Pick out the lines below that contain the string "Python" and copy them all.

■ Entries:
________

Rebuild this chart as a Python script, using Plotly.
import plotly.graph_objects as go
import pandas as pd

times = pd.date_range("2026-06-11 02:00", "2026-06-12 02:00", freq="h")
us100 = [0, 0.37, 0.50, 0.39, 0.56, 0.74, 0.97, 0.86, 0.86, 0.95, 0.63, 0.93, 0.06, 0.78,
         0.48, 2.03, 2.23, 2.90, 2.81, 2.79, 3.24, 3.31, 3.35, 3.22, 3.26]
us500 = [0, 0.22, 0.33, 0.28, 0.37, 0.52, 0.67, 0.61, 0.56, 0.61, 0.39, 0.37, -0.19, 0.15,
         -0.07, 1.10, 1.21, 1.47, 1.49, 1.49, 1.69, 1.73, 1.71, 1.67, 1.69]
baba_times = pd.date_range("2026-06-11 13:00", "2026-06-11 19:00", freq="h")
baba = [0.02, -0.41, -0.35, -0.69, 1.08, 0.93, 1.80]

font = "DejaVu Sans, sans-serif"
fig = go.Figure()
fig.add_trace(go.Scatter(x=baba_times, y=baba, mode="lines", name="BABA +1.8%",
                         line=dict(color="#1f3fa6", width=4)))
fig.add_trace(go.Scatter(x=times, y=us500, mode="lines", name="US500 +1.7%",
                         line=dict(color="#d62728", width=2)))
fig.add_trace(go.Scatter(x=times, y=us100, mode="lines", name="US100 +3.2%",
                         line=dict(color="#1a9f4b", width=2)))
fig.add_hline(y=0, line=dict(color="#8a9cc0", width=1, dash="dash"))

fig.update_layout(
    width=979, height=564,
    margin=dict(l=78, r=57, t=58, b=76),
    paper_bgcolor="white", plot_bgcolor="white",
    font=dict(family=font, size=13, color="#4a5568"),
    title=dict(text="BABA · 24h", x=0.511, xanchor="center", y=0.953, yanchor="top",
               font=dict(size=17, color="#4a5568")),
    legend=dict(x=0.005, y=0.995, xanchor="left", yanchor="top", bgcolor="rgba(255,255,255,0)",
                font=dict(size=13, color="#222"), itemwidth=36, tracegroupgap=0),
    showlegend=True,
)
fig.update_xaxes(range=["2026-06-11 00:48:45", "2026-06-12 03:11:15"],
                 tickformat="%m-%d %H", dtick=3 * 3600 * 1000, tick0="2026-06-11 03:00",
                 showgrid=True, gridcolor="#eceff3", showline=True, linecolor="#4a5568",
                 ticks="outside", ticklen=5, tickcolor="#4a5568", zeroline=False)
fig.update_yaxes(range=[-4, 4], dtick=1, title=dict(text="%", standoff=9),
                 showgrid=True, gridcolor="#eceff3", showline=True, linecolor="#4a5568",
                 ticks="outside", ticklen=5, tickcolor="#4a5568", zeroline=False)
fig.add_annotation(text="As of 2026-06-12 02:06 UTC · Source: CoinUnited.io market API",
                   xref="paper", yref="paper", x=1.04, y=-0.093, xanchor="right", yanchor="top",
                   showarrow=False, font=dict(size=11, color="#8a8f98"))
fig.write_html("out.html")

________

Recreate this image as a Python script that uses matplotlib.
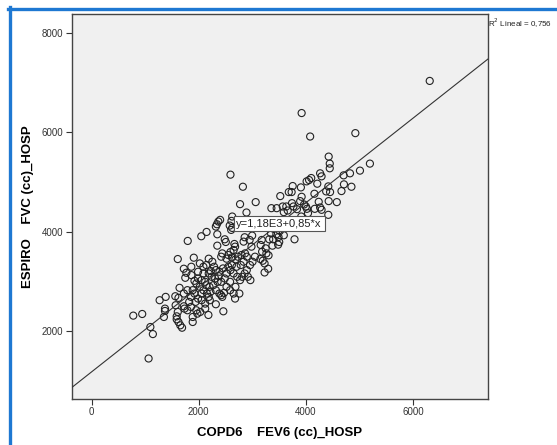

________

■ Solution:
Rebuild this chart as a Python script, using Plotly.
Recreate this image as a Python script that uses matplotlib.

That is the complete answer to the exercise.